Don't include pictures. Quote the lines below from the first through the line that contains "ax.axis('off')".

****************

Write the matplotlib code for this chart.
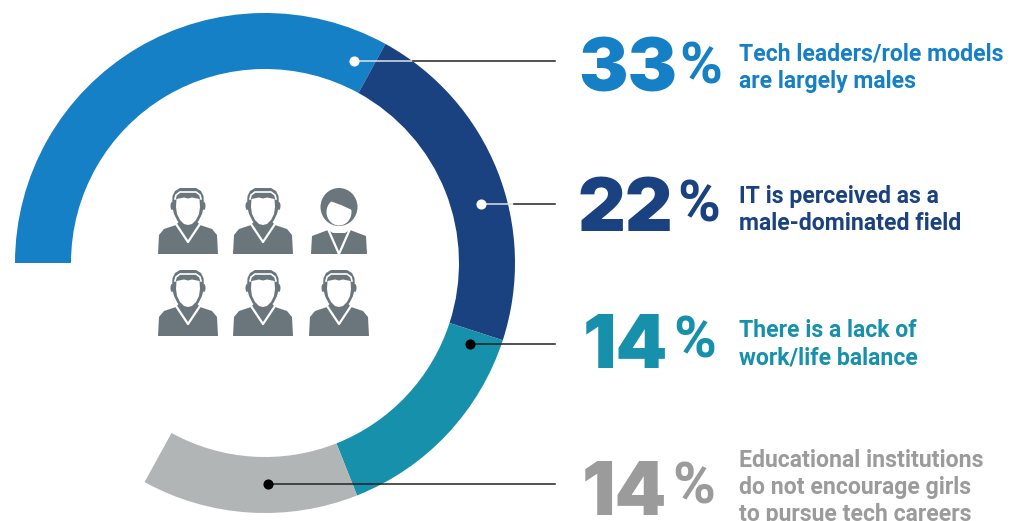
import matplotlib
matplotlib.use('Agg')
import matplotlib.pyplot as plt
from matplotlib.patches import Ellipse, Polygon

shares = [33, 22, 14, 14]
big_labels = ['33', '22', '14', '14']
colors = ['#1580c6', '#1a4180', '#1790ab', '#b2b5b5']
text_colors = ['#1580c6', '#1a4180', '#1790ab', '#9b9b9b']
captions = [
    ['Tech leaders/role models', 'are largely males'],
    ['IT is perceived as a', 'male-dominated field'],
    ['There is a lack of', 'work/life balance'],
    ['Educational institutions', 'do not encourage girls', 'to pursue tech careers'],
]

# layout, in pixels of the 1021x521 picture
H = 521
big_x = [578, 578, 583, 582]
big_base = [92, 231, 368, 515]
pct_x = [679, 677, 673, 672]
pct_base = [83, 222, 357, 503]
cap_base = [61, 203, 337, 467]
leader_y = [61, 204, 344, 484]
dot_x = [354, 481, 470, 268]
dot_col = ['white', 'white', 'black', 'black']
white_to = [413, 514, 470, 268]
icon_col = '#6b767c'

fig = plt.figure(figsize=(10.21, 5.21), dpi=100)
ax = fig.add_axes([0, 0, 1, 1])

ax.pie([s / 100 for s in shares], colors=colors, startangle=180, counterclock=False,
       normalize=False, radius=250, center=(265, H - 263),
       wedgeprops=dict(width=56, linewidth=0))
ax.set_xlim(0, 1021)
ax.set_ylim(0, H)
ax.set_aspect('equal')
ax.axis('off')


def px(size):
    return size * 0.72


for i in range(4):
    y = H - leader_y[i]
    if white_to[i] > dot_x[i]:
        ax.plot([dot_x[i], white_to[i]], [y, y], color='#dfe3e8', lw=1.1, zorder=3)
    ax.plot([white_to[i], 555], [y, y], color='#222222', lw=1.1, zorder=3)
    ax.plot(dot_x[i], y, 'o', color=dot_col[i], ms=7.3, mew=0, zorder=4)

    ax.text(big_x[i], H - big_base[i], big_labels[i], color=text_colors[i], fontsize=px(74),
            family='Inter', weight='black', va='baseline')
    ax.text(pct_x[i], H - pct_base[i], '%', color=text_colors[i], fontsize=px(58),
            family='Roboto', weight='bold', va='baseline')
    for j, line in enumerate(captions[i]):
        ax.text(739, H - (cap_base[i] + 27 * j), line, color=text_colors[i], fontsize=px(23),
                family='Roboto', weight='bold', va='baseline')


def to_fig(cx, base, pts):
    return [(cx + x, H - base + y) for x, y in pts]


def man(cx, base):
    y0 = H - base
    body = [(-30, 0), (-29, 19), (-24, 25), (-12, 29), (-6, 36), (6, 36), (12, 29), (24, 25), (29, 19), (30, 0)]
    ax.add_patch(Polygon(to_fig(cx, base, body), fc=icon_col, ec='none', zorder=5))
    ax.plot(*zip(*to_fig(cx, base, [(-12, 30), (0, 12), (12, 30)])), color='white', lw=1.6, zorder=6)
    rim = [(-16, 48), (-15.5, 58), (-13, 63), (-8, 66), (8, 66), (13, 63), (15.5, 58), (16, 48),
           (14, 40), (10.5, 33), (6, 28.5), (0, 27), (-6, 28.5), (-10.5, 33), (-14, 40)]
    ax.add_patch(Polygon(to_fig(cx, base, rim), fc=icon_col, ec='none', zorder=6))
    ax.add_patch(Ellipse((cx - 16, y0 + 48), 3, 8, fc=icon_col, ec='none', zorder=6))
    ax.add_patch(Ellipse((cx + 16, y0 + 48), 3, 8, fc=icon_col, ec='none', zorder=6))
    face = [(-11.5, 55), (-12, 47), (-11, 40), (-8, 34), (-4, 30), (0, 29), (4, 30), (8, 34), (11, 40),
            (12, 47), (11.5, 55), (4, 56.5), (0, 55.5), (-4, 56.5)]
    ax.add_patch(Polygon(to_fig(cx, base, face), fc='white', ec='none', zorder=7))
    ax.plot(*zip(*to_fig(cx, base, [(-13, 55), (-12, 59), (-8, 62), (8, 62), (12, 59), (13, 55)])),
            color='white', lw=1.2, zorder=9)


def woman(cx, base):
    y0 = H - base
    body = [(-28, 0), (-27, 18), (-11, 24), (-6, 21), (6, 21), (11, 24), (27, 18), (28, 0)]
    ax.add_patch(Polygon(to_fig(cx, base, body), fc=icon_col, ec='none', zorder=5))
    ax.plot(*zip(*to_fig(cx, base, [(-11, 25), (0, 0), (11, 25)])), color='white', lw=1.6, zorder=6)
    ax.add_patch(Ellipse((cx, y0 + 47), 37, 38, fc=icon_col, ec='none', zorder=6))
    ax.add_patch(Ellipse((cx, y0 + 42), 25, 27, fc='white', ec='none', zorder=7))
    fringe = [(-14, 52), (-9, 53), (2, 49), (13, 44), (16, 55), (6, 62), (-8, 62)]
    ax.add_patch(Polygon(to_fig(cx, base, fringe), fc=icon_col, ec='none', zorder=8))


for cx in [188, 263, 339]:
    man(cx, 336)
for cx in [188, 263]:
    man(cx, 254)
woman(339, 254)

fig.savefig('out.png', dpi=100, facecolor='white')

****************

Solution to the problem:
Write the matplotlib code for this chart.
import matplotlib
matplotlib.use('Agg')
import matplotlib.pyplot as plt
from matplotlib.patches import Ellipse, Polygon

shares = [33, 22, 14, 14]
big_labels = ['33', '22', '14', '14']
colors = ['#1580c6', '#1a4180', '#1790ab', '#b2b5b5']
text_colors = ['#1580c6', '#1a4180', '#1790ab', '#9b9b9b']
captions = [
    ['Tech leaders/role models', 'are largely males'],
    ['IT is perceived as a', 'male-dominated field'],
    ['There is a lack of', 'work/life balance'],
    ['Educational institutions', 'do not encourage girls', 'to pursue tech careers'],
]

# layout, in pixels of the 1021x521 picture
H = 521
big_x = [578, 578, 583, 582]
big_base = [92, 231, 368, 515]
pct_x = [679, 677, 673, 672]
pct_base = [83, 222, 357, 503]
cap_base = [61, 203, 337, 467]
leader_y = [61, 204, 344, 484]
dot_x = [354, 481, 470, 268]
dot_col = ['white', 'white', 'black', 'black']
white_to = [413, 514, 470, 268]
icon_col = '#6b767c'

fig = plt.figure(figsize=(10.21, 5.21), dpi=100)
ax = fig.add_axes([0, 0, 1, 1])

ax.pie([s / 100 for s in shares], colors=colors, startangle=180, counterclock=False,
       normalize=False, radius=250, center=(265, H - 263),
       wedgeprops=dict(width=56, linewidth=0))
ax.set_xlim(0, 1021)
ax.set_ylim(0, H)
ax.set_aspect('equal')
ax.axis('off')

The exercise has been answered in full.